● **Exercise objective**
Retype only what runs from the beginning of the data through the line with "fig = go.Figure()"; please omit the pictures and keep every line exact.
--------------------
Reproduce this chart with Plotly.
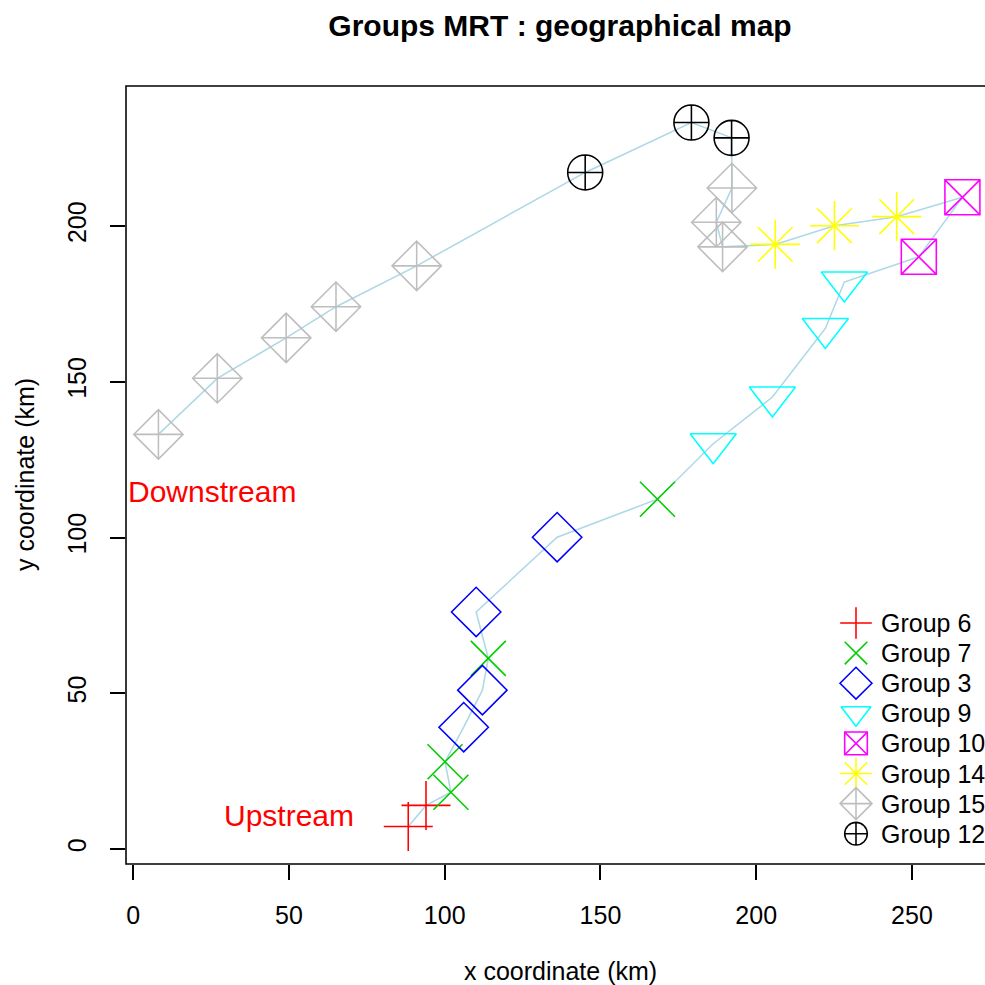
import plotly.graph_objects as go

# ---------------- data ----------------
# sites along the river, from upstream to downstream
site_x = [88.3, 94.0, 102.0, 100.1, 106.1, 112.1, 114.0, 110.1, 136.1, 168.3,
          186.2, 205.2, 222.2, 228.3, 252.2, 266.2, 245.1, 225.1, 206.1, 189.2,
          187.2, 192.2, 192.1, 179.2, 145.1, 91.0, 65.1, 49.1, 27.0, 8.1]
site_y = [7.2, 14.0, 18.2, 28.0, 39.1, 51.0, 61.2, 76.1, 100.1, 112.3,
          130.1, 145.1, 167.1, 182.0, 190.1, 209.2, 203.0, 200.1, 194.1, 193.3,
          201.2, 212.2, 228.3, 233.2, 217.2, 187.2, 174.1, 164.1, 151.1, 133.1]
site_group = [6, 6, 7, 7, 3, 3, 7, 3, 3, 7,
              9, 9, 9, 9, 10, 10, 14, 14, 14, 15,
              15, 15, 12, 12, 12, 15, 15, 15, 15, 15]

legend_groups = [6, 7, 3, 9, 10, 14, 15, 12]
legend_labels = ["Group 6", "Group 7", "Group 3", "Group 9",
                 "Group 10", "Group 14", "Group 15", "Group 12"]

x_ticks = [0, 50, 100, 150, 200, 250]
y_ticks = [0, 50, 100, 150, 200]

label_text = ["Downstream", "Upstream"]
label_x = [25.3, 50.0]
label_y = [114.9, 10.6]

# ---------------- styles ----------------
group_color = {6: "#FF0000", 7: "#00CD00", 3: "#0000FF", 9: "#00FFFF",
               10: "#FF00FF", 14: "#FFFF00", 15: "#BEBEBE", 12: "#000000"}
group_symbol = {6: "cross-thin-open", 7: "x-thin-open", 3: "diamond-open",
                9: "triangle-down-open", 10: "square-x-open", 14: "asterisk-open",
                15: "diamond-cross-open", 12: "circle-cross-open"}
group_size = {6: 35, 7: 35, 3: 38, 9: 40, 10: 35, 14: 41, 15: 38, 12: 35}
LEG_SCALE = 0.646
LW = 1.56
FONT = "Liberation Sans"

W, H = 985, 985
ML, MR, MT, MB = 126, 0, 86, 121
PW, PH = W - ML - MR, H - MT - MB


def paper_x(p):
    return (p - ML) / PW


def paper_y(p):
    return (H - MB - p) / PH


fig = go.Figure()

# river line
fig.add_trace(go.Scatter(x=site_x, y=site_y, mode="lines",
                         line=dict(color="#ADD8E6", width=LW),
                         showlegend=False, hoverinfo="skip"))

# group markers
for g in legend_groups:
    xs = [x for x, gg in zip(site_x, site_group) if gg == g]
    ys = [y for y, gg in zip(site_y, site_group) if gg == g]
    fig.add_trace(go.Scatter(
        x=xs, y=ys, mode="markers", showlegend=False,
        marker=dict(symbol=group_symbol[g], size=group_size[g],
                    color=group_color[g],
                    line=dict(color=group_color[g], width=LW))))

# custom legend (pixel-like overlay axes)
LEG_X, LEG_TOP, LEG_STEP, LEG_TEXT_X = 856, 623, 30.1, 879
for i, (g, lab) in enumerate(zip(legend_groups, legend_labels)):
    fig.add_trace(go.Scatter(
        x=[LEG_X], y=[LEG_TOP + i * LEG_STEP], xaxis="x2", yaxis="y2",
        mode="markers", showlegend=False, hoverinfo="skip",
        marker=dict(symbol=group_symbol[g], size=group_size[g] * LEG_SCALE,
                    color=group_color[g],
                    line=dict(color=group_color[g], width=LW))))
    fig.add_annotation(x=paper_x(LEG_TEXT_X), y=paper_y(LEG_TOP + i * LEG_STEP),
                       xref="paper", yref="paper", text=lab, showarrow=False,
                       xanchor="left", yanchor="middle",
                       font=dict(family=FONT, size=25, color="black"))

# Downstream / Upstream labels
for t, lx, ly in zip(label_text, label_x, label_y):
    fig.add_annotation(x=lx, y=ly, xref="x", yref="y", text=t, showarrow=False,
                       xanchor="center", yanchor="middle",
                       font=dict(family=FONT, size=30, color="#FF0000"))

# axis titles
fig.add_annotation(x=paper_x(560), y=paper_y(971), xref="paper", yref="paper",
                   text="x coordinate (km)", showarrow=False,
                   xanchor="center", yanchor="middle",
                   font=dict(family=FONT, size=25, color="black"))
fig.add_annotation(x=paper_x(25), y=0.5, xref="paper", yref="paper",
                   text="y coordinate (km)", showarrow=False, textangle=-90,
                   xanchor="center", yanchor="middle",
                   font=dict(family=FONT, size=25, color="black"))

# plot box (right edge falls outside the picture)
fig.add_shape(type="rect", xref="paper", yref="paper", x0=0, x1=1.05, y0=0, y1=1,
              line=dict(color="black", width=LW), layer="above")

fig.update_layout(
    width=W, height=H,
    margin=dict(l=ML, r=MR, t=MT, b=MB, pad=0),
    paper_bgcolor="white", plot_bgcolor="white",
    title=dict(text="Groups MRT : geographical map", x=560 / W, xref="container",
               xanchor="center", y=1 - 25 / H, yref="container", yanchor="middle",
               font=dict(family=FONT, size=30, color="black", weight="bold")),
    xaxis=dict(range=[(ML - 133.2) / 3.115, (W - MR - 133.2) / 3.115],
               tickvals=x_ticks, ticktext=[str(v) for v in x_ticks],
               ticks="outside", ticklen=15, tickwidth=LW, tickcolor="black",
               showgrid=False, zeroline=False, showline=False,
               tickfont=dict(family=FONT, size=25, color="black"),
               ticklabelstandoff=14),
    yaxis=dict(range=[(849 - (H - MB)) / 3.115, (849 - MT) / 3.115],
               tickvals=y_ticks, ticktext=[str(v) for v in y_ticks],
               ticks="outside", ticklen=15, tickwidth=LW, tickcolor="black",
               showgrid=False, zeroline=False, showline=False, tickangle=-90,
               tickfont=dict(family=FONT, size=25, color="black"),
               ticklabelstandoff=14),
    xaxis2=dict(range=[ML, W - MR], overlaying="x", anchor="y2", visible=False,
                showgrid=False, zeroline=False),
    yaxis2=dict(range=[H - MB, MT], overlaying="y", anchor="x2", visible=False,
                showgrid=False, zeroline=False),
    showlegend=False,
)

fig.write_html("out.html", config={"displayModeBar": False})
--------------------
● **Answer to this exercise**
Reproduce this chart with Plotly.
import plotly.graph_objects as go

# ---------------- data ----------------
# sites along the river, from upstream to downstream
site_x = [88.3, 94.0, 102.0, 100.1, 106.1, 112.1, 114.0, 110.1, 136.1, 168.3,
          186.2, 205.2, 222.2, 228.3, 252.2, 266.2, 245.1, 225.1, 206.1, 189.2,
          187.2, 192.2, 192.1, 179.2, 145.1, 91.0, 65.1, 49.1, 27.0, 8.1]
site_y = [7.2, 14.0, 18.2, 28.0, 39.1, 51.0, 61.2, 76.1, 100.1, 112.3,
          130.1, 145.1, 167.1, 182.0, 190.1, 209.2, 203.0, 200.1, 194.1, 193.3,
          201.2, 212.2, 228.3, 233.2, 217.2, 187.2, 174.1, 164.1, 151.1, 133.1]
site_group = [6, 6, 7, 7, 3, 3, 7, 3, 3, 7,
              9, 9, 9, 9, 10, 10, 14, 14, 14, 15,
              15, 15, 12, 12, 12, 15, 15, 15, 15, 15]

legend_groups = [6, 7, 3, 9, 10, 14, 15, 12]
legend_labels = ["Group 6", "Group 7", "Group 3", "Group 9",
                 "Group 10", "Group 14", "Group 15", "Group 12"]

x_ticks = [0, 50, 100, 150, 200, 250]
y_ticks = [0, 50, 100, 150, 200]

label_text = ["Downstream", "Upstream"]
label_x = [25.3, 50.0]
label_y = [114.9, 10.6]

# ---------------- styles ----------------
group_color = {6: "#FF0000", 7: "#00CD00", 3: "#0000FF", 9: "#00FFFF",
               10: "#FF00FF", 14: "#FFFF00", 15: "#BEBEBE", 12: "#000000"}
group_symbol = {6: "cross-thin-open", 7: "x-thin-open", 3: "diamond-open",
                9: "triangle-down-open", 10: "square-x-open", 14: "asterisk-open",
                15: "diamond-cross-open", 12: "circle-cross-open"}
group_size = {6: 35, 7: 35, 3: 38, 9: 40, 10: 35, 14: 41, 15: 38, 12: 35}
LEG_SCALE = 0.646
LW = 1.56
FONT = "Liberation Sans"

W, H = 985, 985
ML, MR, MT, MB = 126, 0, 86, 121
PW, PH = W - ML - MR, H - MT - MB


def paper_x(p):
    return (p - ML) / PW


def paper_y(p):
    return (H - MB - p) / PH


fig = go.Figure()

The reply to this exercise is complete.